Asia Argento dopo aver denunciato di essere stata violentata da Harvey Weinstein rivela altri due abusi. Ma, mentre in tutto il mondo si loda il suo coraggio, in Italia viene criminalizzata, e viene criminalizzata soprattutto dalle donne: "La cosa più sconvolgente sono le accuse delle donne italiane, la criminalizzazione delle vittime delle violenze", dice in un'intervista.
Al di là delle percentuali di chi va a Messa la domenica, l'Italia è tuttora uno dei paesi più cattolici al mondo. Se qualcuno può dubitare che lo sia attualmente, nessuno può minimizzare l'importanza decisiva della Chiesa cattolica nel plasmare il sentire comune degli italiani lungo la storia. Per questo, parole come quelle di Asia Argento, mi interrogano fortemente come prete. È fin troppo evidente che chi si accanisce contro Asia Argento ha forse da dire a se stessa qualcosa che non riesce a dire.
Perché non c'è solo lo stupro conclamato. Non c'è solo l'essere buttata a terra mentre cammini e trascinata in un angolo buio della strada. Non c'è solo l'abuso della mano che si allunga in ufficio, o dell'allusione volgare o anche solo equivoca lungo un colloquio di lavoro. C'è anche il rapporto sessuale che avviene quando la donna non davvero è consenziente, quando non lo vuole, quando non lo desidera, quando lo subisce: quello è abuso, quella è violenza. E lo è anche quando il rapporto avviene in una "cornice" del tutto lecita e garantista come quella del matrimonio istituzione civile o del matrimonio sacramento. Anzi in quel quadro, paradossalmente, può essere anche più difficile sapere chiamare le cose col loro nome.
Perché il sesso è tale solo quando è manifestazione d'amore, quando è scelto, quando è libero. Se una persona non la ami, la usi. Anche se fai cose lecite, cose nei limiti: senza amore ci si usa. Sempre. Non è amore vero. È questo è vero anche nel matrimonio. Se una donna può dire al marito: ho tutto da te ma mi manca che non mi ami, quella donna ha tutto il diritto di rifiutare un rapporto sessuale. Anche se quel diritto non le verrà riconosciuto da nessuna istituzione, da nessun "matrimonio" appunto perché lei "ha tutto".
Ed è qui dove, come prete, mi sento di dover chiedere scusa per aver dato fiato e corpo ad una teoria, quella del "debito coniugale" che ha fatto molte stragi. Basta fare un giro su Internet per trovare ancora molti siti cattolici dove il debito coniugale viene spiegato e viene difeso.
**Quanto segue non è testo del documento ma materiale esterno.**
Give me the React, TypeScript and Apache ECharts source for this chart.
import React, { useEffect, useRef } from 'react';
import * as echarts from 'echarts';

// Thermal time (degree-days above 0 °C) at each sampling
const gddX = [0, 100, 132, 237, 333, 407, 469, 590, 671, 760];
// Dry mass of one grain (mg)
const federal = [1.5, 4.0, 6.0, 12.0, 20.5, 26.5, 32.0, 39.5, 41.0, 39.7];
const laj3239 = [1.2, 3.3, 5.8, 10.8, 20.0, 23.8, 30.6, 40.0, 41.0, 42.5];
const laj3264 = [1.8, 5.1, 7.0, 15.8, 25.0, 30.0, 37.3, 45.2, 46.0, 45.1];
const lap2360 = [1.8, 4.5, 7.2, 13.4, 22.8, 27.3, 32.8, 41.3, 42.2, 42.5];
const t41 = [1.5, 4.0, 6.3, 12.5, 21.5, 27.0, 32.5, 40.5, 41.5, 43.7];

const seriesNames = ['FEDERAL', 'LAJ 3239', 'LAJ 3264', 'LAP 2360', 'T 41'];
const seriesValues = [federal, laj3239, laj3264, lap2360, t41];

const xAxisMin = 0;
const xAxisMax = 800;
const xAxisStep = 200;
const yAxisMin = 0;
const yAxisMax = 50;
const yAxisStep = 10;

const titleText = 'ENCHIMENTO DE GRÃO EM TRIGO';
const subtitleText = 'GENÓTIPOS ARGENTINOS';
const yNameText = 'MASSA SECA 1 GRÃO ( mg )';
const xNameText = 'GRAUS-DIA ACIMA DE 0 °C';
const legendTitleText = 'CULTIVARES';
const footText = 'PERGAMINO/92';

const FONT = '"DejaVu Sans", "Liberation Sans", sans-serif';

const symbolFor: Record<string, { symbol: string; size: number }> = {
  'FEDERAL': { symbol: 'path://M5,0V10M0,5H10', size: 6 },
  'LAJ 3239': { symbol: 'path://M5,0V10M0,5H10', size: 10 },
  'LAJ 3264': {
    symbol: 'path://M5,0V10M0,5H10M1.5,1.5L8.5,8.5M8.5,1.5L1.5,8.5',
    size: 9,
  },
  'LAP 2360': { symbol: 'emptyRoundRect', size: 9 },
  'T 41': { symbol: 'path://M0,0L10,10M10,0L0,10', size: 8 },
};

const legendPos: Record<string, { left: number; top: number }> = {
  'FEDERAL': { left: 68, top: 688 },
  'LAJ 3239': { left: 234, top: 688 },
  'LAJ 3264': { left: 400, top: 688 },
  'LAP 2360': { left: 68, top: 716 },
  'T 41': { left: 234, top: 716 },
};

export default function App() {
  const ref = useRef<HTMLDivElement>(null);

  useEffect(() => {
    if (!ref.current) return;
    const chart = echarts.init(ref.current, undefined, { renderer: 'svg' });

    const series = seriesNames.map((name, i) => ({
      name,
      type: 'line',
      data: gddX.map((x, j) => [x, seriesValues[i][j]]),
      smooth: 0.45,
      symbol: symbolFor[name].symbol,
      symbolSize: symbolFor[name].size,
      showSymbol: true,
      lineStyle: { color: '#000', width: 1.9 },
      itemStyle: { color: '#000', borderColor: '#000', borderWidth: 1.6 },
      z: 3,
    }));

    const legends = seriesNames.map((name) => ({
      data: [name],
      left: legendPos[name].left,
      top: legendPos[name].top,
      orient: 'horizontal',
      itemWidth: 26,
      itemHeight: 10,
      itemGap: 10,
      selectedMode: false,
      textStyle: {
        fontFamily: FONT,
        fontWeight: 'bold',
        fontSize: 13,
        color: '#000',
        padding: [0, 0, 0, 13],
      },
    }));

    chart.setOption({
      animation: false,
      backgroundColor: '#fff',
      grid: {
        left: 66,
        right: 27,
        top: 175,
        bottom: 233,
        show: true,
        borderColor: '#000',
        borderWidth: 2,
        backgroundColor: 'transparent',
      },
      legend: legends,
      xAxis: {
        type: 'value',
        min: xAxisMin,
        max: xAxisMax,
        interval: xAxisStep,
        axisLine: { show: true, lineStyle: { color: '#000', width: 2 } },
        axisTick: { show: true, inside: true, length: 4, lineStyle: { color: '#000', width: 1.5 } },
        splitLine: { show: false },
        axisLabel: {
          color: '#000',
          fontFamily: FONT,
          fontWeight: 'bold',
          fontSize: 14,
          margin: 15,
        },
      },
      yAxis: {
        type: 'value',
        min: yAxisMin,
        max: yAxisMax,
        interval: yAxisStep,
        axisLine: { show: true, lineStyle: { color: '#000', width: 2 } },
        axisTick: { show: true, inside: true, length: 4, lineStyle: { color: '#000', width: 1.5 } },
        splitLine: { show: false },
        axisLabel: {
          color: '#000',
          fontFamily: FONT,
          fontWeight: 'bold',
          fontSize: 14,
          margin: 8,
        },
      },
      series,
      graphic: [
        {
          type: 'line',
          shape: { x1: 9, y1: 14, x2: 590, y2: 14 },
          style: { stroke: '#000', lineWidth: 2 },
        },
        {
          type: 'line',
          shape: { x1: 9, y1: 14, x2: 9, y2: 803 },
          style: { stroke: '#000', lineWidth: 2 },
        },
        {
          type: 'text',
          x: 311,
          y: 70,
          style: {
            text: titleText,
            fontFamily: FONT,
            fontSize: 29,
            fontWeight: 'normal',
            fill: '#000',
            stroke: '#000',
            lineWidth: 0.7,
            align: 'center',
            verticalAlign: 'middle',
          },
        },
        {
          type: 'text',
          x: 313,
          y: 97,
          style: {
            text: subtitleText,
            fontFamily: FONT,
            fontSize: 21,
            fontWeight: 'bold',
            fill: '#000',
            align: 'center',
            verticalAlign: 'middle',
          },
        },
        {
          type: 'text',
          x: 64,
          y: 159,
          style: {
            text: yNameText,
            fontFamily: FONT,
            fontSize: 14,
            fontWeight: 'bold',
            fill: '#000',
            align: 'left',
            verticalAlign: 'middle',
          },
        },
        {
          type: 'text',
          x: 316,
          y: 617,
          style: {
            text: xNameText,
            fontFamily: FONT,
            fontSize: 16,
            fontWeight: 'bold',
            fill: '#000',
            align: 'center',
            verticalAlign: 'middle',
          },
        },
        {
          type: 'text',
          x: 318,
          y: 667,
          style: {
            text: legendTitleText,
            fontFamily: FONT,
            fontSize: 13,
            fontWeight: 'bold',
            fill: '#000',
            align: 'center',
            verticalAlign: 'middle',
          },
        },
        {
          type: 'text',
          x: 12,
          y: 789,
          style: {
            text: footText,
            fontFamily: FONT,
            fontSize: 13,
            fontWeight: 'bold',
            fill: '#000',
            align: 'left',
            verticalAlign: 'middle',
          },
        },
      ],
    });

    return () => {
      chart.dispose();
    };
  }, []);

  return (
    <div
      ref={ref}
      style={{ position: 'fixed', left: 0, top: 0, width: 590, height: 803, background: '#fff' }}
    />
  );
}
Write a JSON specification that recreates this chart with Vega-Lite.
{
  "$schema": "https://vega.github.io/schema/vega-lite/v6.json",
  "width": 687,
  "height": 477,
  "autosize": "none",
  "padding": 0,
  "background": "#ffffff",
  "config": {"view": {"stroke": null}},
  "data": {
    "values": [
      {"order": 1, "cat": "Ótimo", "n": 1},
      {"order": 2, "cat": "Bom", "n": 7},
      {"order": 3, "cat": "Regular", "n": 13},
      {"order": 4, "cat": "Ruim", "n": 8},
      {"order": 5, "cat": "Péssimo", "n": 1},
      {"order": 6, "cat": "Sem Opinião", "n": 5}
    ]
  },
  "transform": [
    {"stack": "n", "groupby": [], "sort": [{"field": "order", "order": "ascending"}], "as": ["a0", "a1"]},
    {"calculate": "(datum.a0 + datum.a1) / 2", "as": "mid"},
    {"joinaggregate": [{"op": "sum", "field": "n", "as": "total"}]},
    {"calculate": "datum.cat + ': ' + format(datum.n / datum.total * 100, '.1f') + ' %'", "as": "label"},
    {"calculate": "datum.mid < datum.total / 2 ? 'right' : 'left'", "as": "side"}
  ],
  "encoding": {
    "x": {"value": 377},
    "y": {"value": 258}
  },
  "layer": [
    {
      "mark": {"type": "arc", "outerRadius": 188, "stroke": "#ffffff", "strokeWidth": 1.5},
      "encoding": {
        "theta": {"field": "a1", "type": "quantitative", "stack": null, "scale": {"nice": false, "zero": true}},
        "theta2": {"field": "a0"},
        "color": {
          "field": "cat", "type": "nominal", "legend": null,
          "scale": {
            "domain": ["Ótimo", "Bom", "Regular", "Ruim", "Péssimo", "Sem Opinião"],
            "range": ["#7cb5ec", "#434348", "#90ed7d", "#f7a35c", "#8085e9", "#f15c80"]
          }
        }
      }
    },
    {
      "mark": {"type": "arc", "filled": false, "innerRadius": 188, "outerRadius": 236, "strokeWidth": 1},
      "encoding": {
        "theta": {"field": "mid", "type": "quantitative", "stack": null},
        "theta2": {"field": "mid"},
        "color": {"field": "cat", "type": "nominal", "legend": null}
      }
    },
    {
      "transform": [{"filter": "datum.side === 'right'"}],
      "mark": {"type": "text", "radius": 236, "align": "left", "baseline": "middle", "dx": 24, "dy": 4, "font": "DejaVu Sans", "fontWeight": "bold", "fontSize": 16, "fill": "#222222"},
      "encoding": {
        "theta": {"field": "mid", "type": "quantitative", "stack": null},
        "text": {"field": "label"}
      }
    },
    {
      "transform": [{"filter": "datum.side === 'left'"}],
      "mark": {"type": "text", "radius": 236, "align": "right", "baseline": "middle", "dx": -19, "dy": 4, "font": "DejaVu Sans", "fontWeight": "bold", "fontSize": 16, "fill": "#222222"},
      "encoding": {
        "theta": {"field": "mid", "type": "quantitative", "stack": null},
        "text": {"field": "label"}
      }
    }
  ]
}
In pratica il debito coniugale è quel meccanismo per cui una donna che non desidera avere un rapporto sessuale con proprio marito, deve sentirsi in colpa. Se quella richiesta sessuale è nel "lecito", è nel "corretto", la donna "manca di giustizia" nel negarsi all'intimità coniugale.
Quali sono i requisiti della liceità? In pratica due: che non ci sia contraccezione e che sia sesso "secondo natura" (credo non sia necessario essere più espliciti). Tutto ciò che riguarda l'amore non interessa. Una donna non irretita dalle pastoie del "debito coniugale" se non desidera avere rapporti sessuali con il proprio compagno, marito o quel che sia, si interroga giustamente ed ovviamente su come sia la qualità della loro relazione, del loro amore. Perché è chiaro che se dono e amore non ci sono di giorno non si capisce perché dovrebbero esserci di notte. Invece, una donna condizionata dalle questioni del cosiddetto "debito coniugale" non si ascolta, si suggestiona, si chiama colpevole.
Dice a sé stessa di essere "ingiusta" a non acconsentire alle richieste sessuali del marito. E non sa dire che invece quel sesso che non è frutto di amore, che non è libero, che non è dono, che è prezzo per uno scambio (e non importa se ci sia di mezzo la carriera d'attrice, o il posto da cassiera, o la pace familiare: il punto è che si tratta di prezzo e non di dono) è abuso, è violenza. Anche se è dentro il matrimonio con tutti i crismi e tutte le benedizioni. Ed è quest'ira che trovo nei volti, nelle parole gridate sui social e in televisione: sono donne che si arrabbiano con una donna perché dice quello che esse non riescono a dire. In primo luogo a se stesse.